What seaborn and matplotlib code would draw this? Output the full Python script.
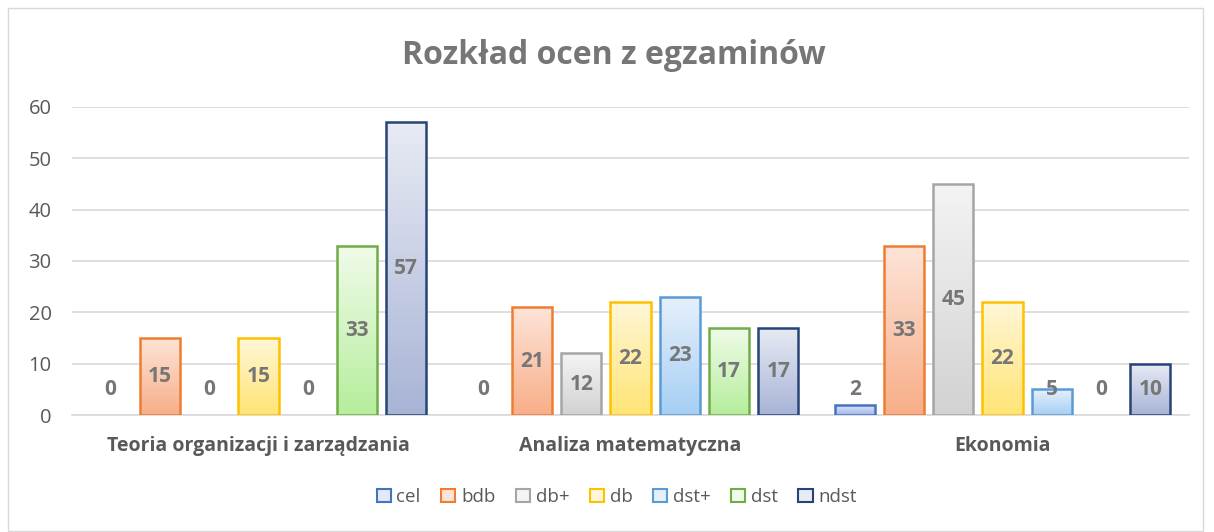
import numpy as np
import pandas as pd
import matplotlib
matplotlib.use("Agg")
import matplotlib.pyplot as plt
import seaborn as sns
from matplotlib.patches import Patch, Rectangle
from matplotlib.colors import LinearSegmentedColormap

# dane
przedmioty = ["Teoria organizacji i zarządzania", "Analiza matematyczna", "Ekonomia"]
oceny = ["cel", "bdb", "db+", "db", "dst+", "dst", "ndst"]
cel = [0, 0, 2]
bdb = [15, 21, 33]
db_plus = [0, 12, 45]
db = [15, 22, 22]
dst_plus = [0, 23, 5]
dst = [33, 17, 0]
ndst = [57, 17, 10]

# kolory: obrys, gora gradientu, dol gradientu
kolory = {
    "cel": ("#4472C4", "#e4e9f8", "#a3b6ec"),
    "bdb": ("#ED7D31", "#fde4d8", "#f8ae88"),
    "db+": ("#A5A5A5", "#f4f4f4", "#d2d2d2"),
    "db": ("#FFC000", "#fff7d8", "#ffe474"),
    "dst+": ("#5B9BD5", "#e6f0fb", "#a6cff4"),
    "dst": ("#70AD47", "#f0fbe9", "#b5ee9c"),
    "ndst": ("#264478", "#e8ebf4", "#a8b4d6"),
}

wartosci = [cel, bdb, db_plus, db, dst_plus, dst, ndst]
df = pd.DataFrame(
    [(p, o, w[i]) for o, w in zip(oceny, wartosci) for i, p in enumerate(przedmioty)],
    columns=["przedmiot", "ocena", "liczba"],
)

plt.rcParams["font.family"] = ["Open Sans", "DejaVu Sans"]
szary = "#595959"

fig = plt.figure(figsize=(12.14, 5.32), dpi=100)
ax = fig.add_axes([0.0597, 0.2199, 0.9193, 0.579])

sns.barplot(
    data=df, x="przedmiot", y="liczba", hue="ocena",
    order=przedmioty, hue_order=oceny,
    palette={o: kolory[o][2] for o in oceny},
    width=0.927, gap=0.18, legend=False, ax=ax, zorder=3,
)

# gradientowe wypelnienie slupkow + etykiety
for o, kont in zip(oceny, ax.containers):
    obrys, gora, dol = kolory[o]
    cmap = LinearSegmentedColormap.from_list(o, [dol, gora])
    for bar in kont:
        h = bar.get_height()
        x0 = bar.get_x()
        w = bar.get_width()
        if h <= 0:
            bar.set_visible(False)
        else:
            bar.set_facecolor("none")
            bar.set_edgecolor(obrys)
            bar.set_linewidth(1.8)
            bar.set_zorder(4)
            grad = np.linspace(0, 1, 256).reshape(-1, 1)
            im = ax.imshow(grad, cmap=cmap, origin="lower", aspect="auto",
                           extent=[x0, x0 + w, 0, h], zorder=3)
            im.set_clip_path(bar)
        ax.text(x0 + w / 2, max(h / 2, 4.9), str(int(h)), ha="center", va="center",
                fontsize=15, fontweight="bold", color="#767676", zorder=5)

ax.set_xlim(-0.5, 2.5)
ax.set_ylim(0, 60)
ax.set_yticks(range(0, 61, 10))
ax.grid(axis="y", color="#d9d9d9", linewidth=1.2, zorder=0)
ax.set_axisbelow(True)
for s in ["top", "right", "left"]:
    ax.spines[s].set_visible(False)
ax.spines["bottom"].set_color("#d9d9d9")
ax.spines["bottom"].set_linewidth(1.2)
ax.tick_params(axis="y", length=0, pad=15, labelsize=14.5, labelcolor=szary)
ax.tick_params(axis="x", length=0, pad=15, labelsize=14, labelcolor=szary)
for t in ax.get_xticklabels():
    t.set_fontweight("bold")
ax.set_xlabel("")
ax.set_ylabel("")

fig.text(0.506, 1 - 55 / 532, "Rozkład ocen z egzaminów", ha="center", va="center",
         fontsize=23, fontweight="bold", color="#767676")

uchwyty = [Patch(facecolor=kolory[o][1], edgecolor=kolory[o][0], linewidth=1.5, label=o) for o in oceny]
fig.legend(handles=uchwyty, loc="center", bbox_to_anchor=(0.508, 1 - 497 / 532), ncol=7,
           frameon=False, fontsize=13.5, labelcolor=szary, handlelength=0.75, handleheight=0.75,
           handletextpad=0.3, columnspacing=1.1)

# ramka wykresu
fig.add_artist(Rectangle((8 / 1214, 1 / 532), 1195 / 1214, 523 / 532, transform=fig.transFigure,
                         fill=False, edgecolor="#d9d9d9", linewidth=1))

fig.savefig("out.png", dpi=100)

▶ Objective
Copy out every line holding the string "seaborn".

▶ Written response
What seaborn and matplotlib code would draw this? Output the full Python script.
import seaborn as sns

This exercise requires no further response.